When Shawn McCloskey returned home to his native Kingston in 2000, things were pretty much the way he had left them. After years in the Pacific Northwest, honing his craft of landscaping design, McCloskey began to build his Aurora Landscape firm in a Hudson Valley design scene that was comfortably reminiscent of the one he had grown up with.
It was a bit too comfortable for McCloskey’s taste.
“I looked around and realized that things weren’t happening around here,” recalls McCloskey. “We needed to see change, and we needed to diversify.” Seeking to incorporate the kind of sustainable advancements that are, unfortunately, often more prevalent abroad than in the United States, McCloskey found his inspiration in green roof installation. A longstanding practice in regions like Scandinavia, and for decades an increasingly popular environmental trend in many European countries, a “green roof” is exactly what it sounds like: living vegetation thriving on top of building structure, just where common sense would dictate. Continual developments in technology and application have transformed the sod-and-grass roofs of old Norwegian villages into a spectacular—and sustainable—array of choices.
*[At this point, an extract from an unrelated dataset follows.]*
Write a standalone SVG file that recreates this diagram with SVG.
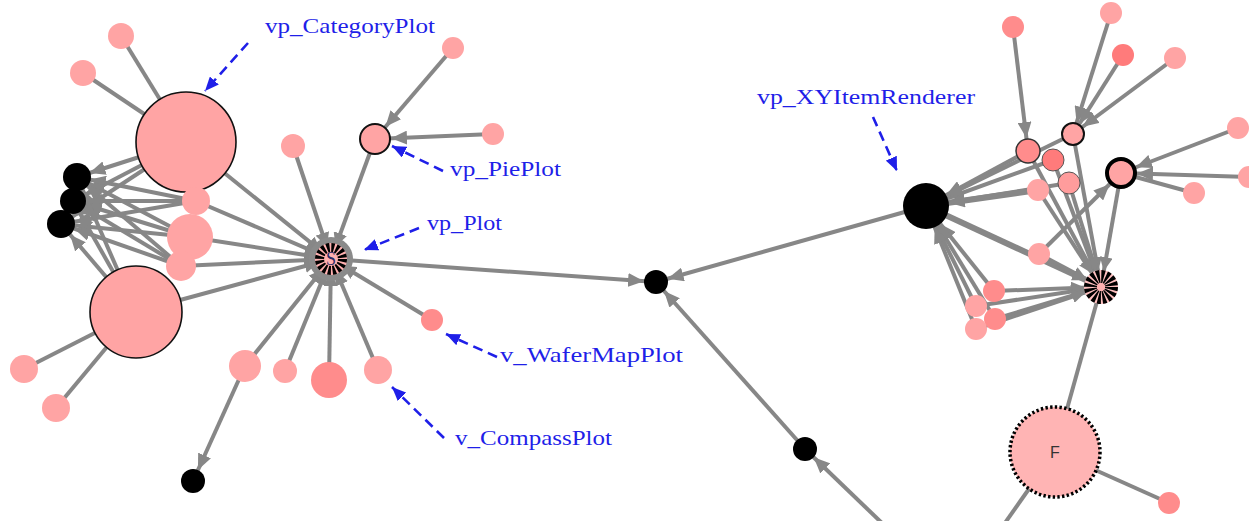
<svg xmlns="http://www.w3.org/2000/svg" width="1249" height="521" viewBox="0 0 1249 521">
<style>
.e{stroke:#878787;stroke-width:4;fill:none}
.et{stroke:#878787;stroke-width:6;fill:none}
.pk{fill:#FFA4A4}
.pd{fill:#FF8C8C}
.pr{fill:#FF7B7B}
.bk{fill:#000}
.ol{stroke:#111;stroke-width:1.6}
.lab{font-family:"Liberation Serif","DejaVu Serif",serif;font-size:21px;fill:#1f1fe8}
.ba{stroke:#1f1fe8;stroke-width:2.6;stroke-dasharray:10 6;fill:none;marker-end:url(#mb)}
</style>
<defs>
<marker id="mb" markerUnits="userSpaceOnUse" markerWidth="14" markerHeight="12" refX="14" refY="6" orient="auto"><path d="M0,0L14,6L0,12z" fill="#1f1fe8"/></marker>
<marker id="m11" markerUnits="userSpaceOnUse" markerWidth="16" markerHeight="14" refX="27" refY="7" orient="auto"><path d="M0,0L16,7L0,14z" fill="#878787"/></marker>
<marker id="m12" markerUnits="userSpaceOnUse" markerWidth="16" markerHeight="14" refX="28" refY="7" orient="auto"><path d="M0,0L16,7L0,14z" fill="#878787"/></marker>
<marker id="m13" markerUnits="userSpaceOnUse" markerWidth="16" markerHeight="14" refX="29" refY="7" orient="auto"><path d="M0,0L16,7L0,14z" fill="#878787"/></marker>
<marker id="m14" markerUnits="userSpaceOnUse" markerWidth="16" markerHeight="14" refX="30" refY="7" orient="auto"><path d="M0,0L16,7L0,14z" fill="#878787"/></marker>
<marker id="m16" markerUnits="userSpaceOnUse" markerWidth="16" markerHeight="14" refX="32" refY="7" orient="auto"><path d="M0,0L16,7L0,14z" fill="#878787"/></marker>
<marker id="m23" markerUnits="userSpaceOnUse" markerWidth="16" markerHeight="14" refX="39" refY="7" orient="auto"><path d="M0,0L16,7L0,14z" fill="#878787"/></marker>
<marker id="mS" markerUnits="userSpaceOnUse" markerWidth="14" markerHeight="14" refX="27" refY="7" orient="auto"><path d="M0,0L14,7L0,14z" fill="#878787"/></marker>
<marker id="mP" markerUnits="userSpaceOnUse" markerWidth="14" markerHeight="13" refX="30" refY="6.5" orient="auto"><path d="M0,0L14,6.5L0,13z" fill="#878787"/></marker>
</defs>

<g id="connectors">
<line class="e" x1="121" y1="36" x2="186" y2="142"/>
<line class="e" x1="83" y1="73" x2="186" y2="142"/>
<line class="e" x1="24" y1="369" x2="136" y2="312"/>
<line class="e" x1="56" y1="408" x2="136" y2="312"/>
<line class="e" x1="186" y1="142" x2="77" y2="177" marker-end="url(#m13)"/>
<line class="e" x1="186" y1="142" x2="73" y2="201" marker-end="url(#m13)"/>
<line class="e" x1="186" y1="142" x2="61" y2="224" marker-end="url(#m14)"/>
<line class="e" x1="196" y1="201" x2="77" y2="177" marker-end="url(#m13)"/>
<line class="e" x1="196" y1="201" x2="73" y2="201" marker-end="url(#m13)"/>
<line class="e" x1="196" y1="201" x2="61" y2="224" marker-end="url(#m14)"/>
<line class="e" x1="190" y1="237" x2="77" y2="177" marker-end="url(#m13)"/>
<line class="e" x1="190" y1="237" x2="73" y2="201" marker-end="url(#m13)"/>
<line class="e" x1="190" y1="237" x2="61" y2="224" marker-end="url(#m14)"/>
<line class="e" x1="181" y1="266" x2="77" y2="177" marker-end="url(#m13)"/>
<line class="e" x1="181" y1="266" x2="73" y2="201" marker-end="url(#m13)"/>
<line class="e" x1="181" y1="266" x2="61" y2="224" marker-end="url(#m14)"/>
<line class="e" x1="136" y1="312" x2="77" y2="177" marker-end="url(#m13)"/>
<line class="e" x1="136" y1="312" x2="73" y2="201" marker-end="url(#m13)"/>
<line class="e" x1="136" y1="312" x2="61" y2="224" marker-end="url(#m14)"/>
<line class="e" x1="186" y1="142" x2="331" y2="259" marker-end="url(#mS)"/>
<line class="e" x1="136" y1="312" x2="331" y2="259" marker-end="url(#mS)"/>
<line class="e" x1="196" y1="201" x2="331" y2="259" marker-end="url(#mS)"/>
<line class="e" x1="190" y1="237" x2="331" y2="259" marker-end="url(#mS)"/>
<line class="e" x1="181" y1="266" x2="331" y2="259" marker-end="url(#mS)"/>
<line class="e" x1="293" y1="146" x2="331" y2="259" marker-end="url(#mS)"/>
<line class="e" x1="375" y1="139" x2="331" y2="259" marker-end="url(#mS)"/>
<line class="e" x1="432" y1="320" x2="331" y2="259" marker-end="url(#mS)"/>
<line class="e" x1="378" y1="370" x2="331" y2="259" marker-end="url(#mS)"/>
<line class="e" x1="329" y1="380" x2="331" y2="259" marker-end="url(#mS)"/>
<line class="e" x1="285" y1="371" x2="331" y2="259" marker-end="url(#mS)"/>
<line class="e" x1="245" y1="366" x2="331" y2="259" marker-end="url(#mS)"/>
<line class="e" x1="245" y1="366" x2="193" y2="481" marker-end="url(#m12)"/>
<line class="e" x1="453" y1="48" x2="375" y2="139" marker-end="url(#m16)"/>
<line class="e" x1="493" y1="134" x2="375" y2="139" marker-end="url(#m16)"/>
<line class="e" x1="331" y1="259" x2="656" y2="282" marker-end="url(#m12)"/>
<line class="e" x1="926" y1="206" x2="656" y2="282" marker-end="url(#m12)"/>
<line class="e" x1="805" y1="449" x2="656" y2="282" marker-end="url(#m12)"/>
<line class="e" x1="910" y1="550" x2="805" y2="449" marker-end="url(#m12)"/>
<line class="e" x1="1013" y1="27" x2="1028" y2="151" marker-end="url(#m13)"/>
<line class="e" x1="1111" y1="13" x2="1073" y2="134" marker-end="url(#m12)"/>
<line class="e" x1="1123" y1="55" x2="1073" y2="134" marker-end="url(#m12)"/>
<line class="e" x1="1175" y1="58" x2="1073" y2="134" marker-end="url(#m12)"/>
<line class="e" x1="1238" y1="128" x2="1121" y2="173" marker-end="url(#m16)"/>
<line class="e" x1="1252" y1="177" x2="1121" y2="173" marker-end="url(#m16)"/>
<line class="e" x1="1194" y1="193" x2="1121" y2="173"/>
<line class="e" x1="1039" y1="254" x2="1121" y2="173" marker-end="url(#m16)"/>
<line class="e" x1="1028" y1="151" x2="926" y2="206" marker-end="url(#m23)"/>
<line class="e" x1="1053" y1="160" x2="926" y2="206" marker-end="url(#m23)"/>
<line class="e" x1="1073" y1="134" x2="926" y2="206" marker-end="url(#m23)"/>
<line class="e" x1="1069" y1="183" x2="926" y2="206" marker-end="url(#m23)"/>
<line class="et" x1="1038" y1="190" x2="926" y2="206" marker-end="url(#m23)"/>
<line class="e" x1="994" y1="291" x2="926" y2="206" marker-end="url(#m23)"/>
<line class="e" x1="976" y1="306" x2="926" y2="206" marker-end="url(#m23)"/>
<line class="e" x1="995" y1="319" x2="926" y2="206" marker-end="url(#m23)"/>
<line class="e" x1="976" y1="329" x2="926" y2="206" marker-end="url(#m23)"/>
<line class="et" x1="926" y1="206" x2="1101" y2="287" marker-end="url(#mP)"/>
<line class="e" x1="1028" y1="151" x2="1101" y2="287" marker-end="url(#mP)"/>
<line class="e" x1="1053" y1="160" x2="1101" y2="287" marker-end="url(#mP)"/>
<line class="e" x1="1073" y1="134" x2="1101" y2="287" marker-end="url(#mP)"/>
<line class="e" x1="1069" y1="183" x2="1101" y2="287" marker-end="url(#mP)"/>
<line class="e" x1="1038" y1="190" x2="1101" y2="287" marker-end="url(#mP)"/>
<line class="e" x1="1121" y1="173" x2="1101" y2="287" marker-end="url(#mP)"/>
<line class="e" x1="1039" y1="254" x2="1101" y2="287" marker-end="url(#mP)"/>
<line class="e" x1="994" y1="291" x2="1101" y2="287" marker-end="url(#mP)"/>
<line class="e" x1="976" y1="306" x2="1101" y2="287" marker-end="url(#mP)"/>
<line class="e" x1="995" y1="319" x2="1101" y2="287" marker-end="url(#mP)"/>
<line class="e" x1="976" y1="329" x2="1101" y2="287" marker-end="url(#mP)"/>
<line class="e" x1="1101" y1="287" x2="1055" y2="452"/>
<line class="e" x1="1055" y1="452" x2="1169" y2="503"/>
<line class="e" x1="1055" y1="452" x2="1000" y2="530"/>
</g>

<g id="node-t1"><circle class="pk" cx="121" cy="36" r="13"/></g>
<g id="node-t2"><circle class="pk" cx="83" cy="73" r="13"/></g>
<g id="node-CategoryPlot"><circle class="pk ol" cx="186" cy="142" r="50"/></g>
<g id="node-big2"><circle class="pk ol" cx="136" cy="312" r="46"/></g>
<g id="node-b1"><circle class="bk" cx="77" cy="177" r="14"/></g>
<g id="node-b2"><circle class="bk" cx="73" cy="201" r="13"/></g>
<g id="node-b3"><circle class="bk" cx="61" cy="224" r="14"/></g>
<g id="node-p1"><circle class="pk" cx="196" cy="201" r="14"/></g>
<g id="node-p2"><circle class="pk" cx="190" cy="237" r="23"/></g>
<g id="node-p3"><circle class="pk" cx="181" cy="266" r="15"/></g>
<g id="node-l1"><circle class="pk" cx="24" cy="369" r="14"/></g>
<g id="node-l2"><circle class="pk" cx="56" cy="408" r="14"/></g>
<g id="node-p4"><circle class="pk" cx="245" cy="366" r="16"/></g>
<g id="node-bk"><circle class="bk" cx="193" cy="481" r="12"/></g>
<g id="node-n293"><circle class="pk" cx="293" cy="146" r="12"/></g>
<g id="node-PiePlot"><circle class="pk" cx="375" cy="139" r="15" stroke="#111" stroke-width="2"/></g>
<g id="node-n453"><circle class="pk" cx="453" cy="48" r="11"/></g>
<g id="node-n493"><circle class="pk" cx="493" cy="134" r="11"/></g>
<g id="node-WaferMapPlot"><circle class="pd" cx="432" cy="320" r="11"/></g>
<g id="node-CompassPlot"><circle class="pk" cx="378" cy="370" r="14"/></g>
<g id="node-n329"><circle class="pd" cx="329" cy="380" r="18"/></g>
<g id="node-n285"><circle class="pk" cx="285" cy="371" r="12"/></g>
<g id="node-Plot">
<circle cx="331" cy="259" r="22" fill="#8a8a8a"/>
<circle cx="331" cy="259" r="16" fill="#FFB0B0"/>
<circle cx="331" cy="259" r="10.5" fill="none" stroke="#000" stroke-width="11" stroke-dasharray="2.6 1.52"/>
<circle cx="331" cy="259" r="7" fill="#FFB0B0"/>
<text x="331" y="265" text-anchor="middle" font-family="Liberation Serif, serif" font-size="18" fill="#2a2a66">S</text>
</g>
<g id="node-mid1"><circle class="bk" cx="656" cy="282" r="12"/></g>
<g id="node-mid2"><circle class="bk" cx="805" cy="449" r="12"/></g>
<g id="node-XYItemRenderer"><circle class="bk" cx="926" cy="206" r="23"/></g>
<g id="node-r1"><circle class="pd" cx="1013" cy="27" r="11"/></g>
<g id="node-r2"><circle class="pk" cx="1111" cy="13" r="11"/></g>
<g id="node-r3"><circle class="pr" cx="1123" cy="55" r="11"/></g>
<g id="node-r4"><circle class="pk" cx="1175" cy="58" r="11"/></g>
<g id="node-r5"><circle class="pd" cx="1028" cy="151" r="12" stroke="#333" stroke-width="1.5"/></g>
<g id="node-r6"><circle class="pk" cx="1073" cy="134" r="11" stroke="#111" stroke-width="2"/></g>
<g id="node-r7"><circle class="pr" cx="1053" cy="160" r="11" stroke="#555" stroke-width="1"/></g>
<g id="node-r8"><circle fill="#FF9C9C" cx="1069" cy="183" r="11" stroke="#555" stroke-width="1"/></g>
<g id="node-r9"><circle class="pk" cx="1121" cy="173" r="14" stroke="#000" stroke-width="4"/></g>
<g id="node-r10"><circle class="pk" cx="1038" cy="190" r="11"/></g>
<g id="node-r11"><circle class="pk" cx="1194" cy="193" r="11"/></g>
<g id="node-r12"><circle class="pk" cx="1238" cy="128" r="11"/></g>
<g id="node-r13"><circle class="pk" cx="1249" cy="177" r="11"/></g>
<g id="node-r14"><circle class="pk" cx="1039" cy="254" r="11"/></g>
<g id="node-r15"><circle class="pd" cx="994" cy="291" r="11"/></g>
<g id="node-r16"><circle class="pk" cx="976" cy="306" r="11"/></g>
<g id="node-r17"><circle class="pd" cx="995" cy="319" r="11"/></g>
<g id="node-r18"><circle class="pk" cx="976" cy="329" r="11"/></g>
<g id="node-spoke">
<circle cx="1101" cy="287" r="17" fill="#FFC0C0"/>
<circle cx="1101" cy="287" r="10.5" fill="none" stroke="#000" stroke-width="13" stroke-dasharray="2.7 1.42"/>
<circle cx="1101" cy="287" r="4" fill="#FFB0B0"/>
</g>
<g id="node-F">
<circle cx="1055" cy="452" r="45" fill="#FFB4B4" stroke="#000" stroke-width="3.5" stroke-dasharray="2.4 2.3"/>
<text x="1055" y="458" text-anchor="middle" font-family="Liberation Sans, sans-serif" font-size="16" fill="#333">F</text>
</g>
<g id="node-r19"><circle class="pd" cx="1169" cy="503" r="11"/></g>

<g id="labels">
<text class="lab" x="265" y="33" textLength="170" lengthAdjust="spacingAndGlyphs">vp_CategoryPlot</text>
<path class="ba" d="M248,43L205,91"/>
<text class="lab" x="450" y="176" textLength="111" lengthAdjust="spacingAndGlyphs">vp_PiePlot</text>
<path class="ba" d="M443,171L392,146"/>
<text class="lab" x="427" y="230" textLength="75" lengthAdjust="spacingAndGlyphs">vp_Plot</text>
<path class="ba" d="M419,228L364,250"/>
<text class="lab" x="500" y="362" textLength="183" lengthAdjust="spacingAndGlyphs">v_WaferMapPlot</text>
<path class="ba" d="M497,357L446,334"/>
<text class="lab" x="455" y="445" textLength="157" lengthAdjust="spacingAndGlyphs">v_CompassPlot</text>
<path class="ba" d="M444,438L392,387"/>
<text class="lab" x="757" y="104" textLength="218" lengthAdjust="spacingAndGlyphs">vp_XYItemRenderer</text>
<path class="ba" d="M873,117L897,171"/>
</g>
</svg>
Joining forces with trend-setting manufacturer LiveRoof, which offers an environmentally sound, pre-vegetated modular system, McCloskey’s work has hit the ground—or the roof—blooming. Examples of striking blends of multicolored Sedum plants, and the reduced carbon footprint they provide, can be found at places like Rhinebeck’s Omega Institute and atop the Mohonk Preserve Visitors’ Center—providing precious visibility for a movement with a seemingly unending list of benefits. Besides the obvious aesthetic improvements (when was the last time you stopped and gazed at a field of well-laid roof shingle?), green roofing begins with long-term savings, both residentially and commercially. “The best part is, the sustainability is a result of practicality,” says McCloskey. The UV protection provided by a properly installed system can triple the life expectancy of the roof itself, and the improved insulation can save 25 percent or more of heating and cooling energy usage. Living roof coverage also comprehensively helps with stormwater drainage issues, and it’s myriad associated costs. The secondary effects are equally as significant, as the process helps reduce pollution as well as damaging overheating effects, particularly in urban areas.
Slowly but surely, the United States is catching up with the global awareness of how beneficial green roofing can be, with recent legislation providing tax incentives for implementing the green technology. Practitioners like Gennaro Brooks-Church—whose Eco Brooklyn design firm does groundbreaking work in New York City, where any living space is at a premium—believes that the holistic environmental and lifestyle improvements of green building suggest a mandate for a sustainable future. “People are increasingly seeing the necessity of green roofs, especially in cities where stormwater runoff, heat island effect, pollution mitigation, local food sources and diminishing wildlife habitats are all concerns,” explains Brooks-Church. “A green roof helps solve all these issues.”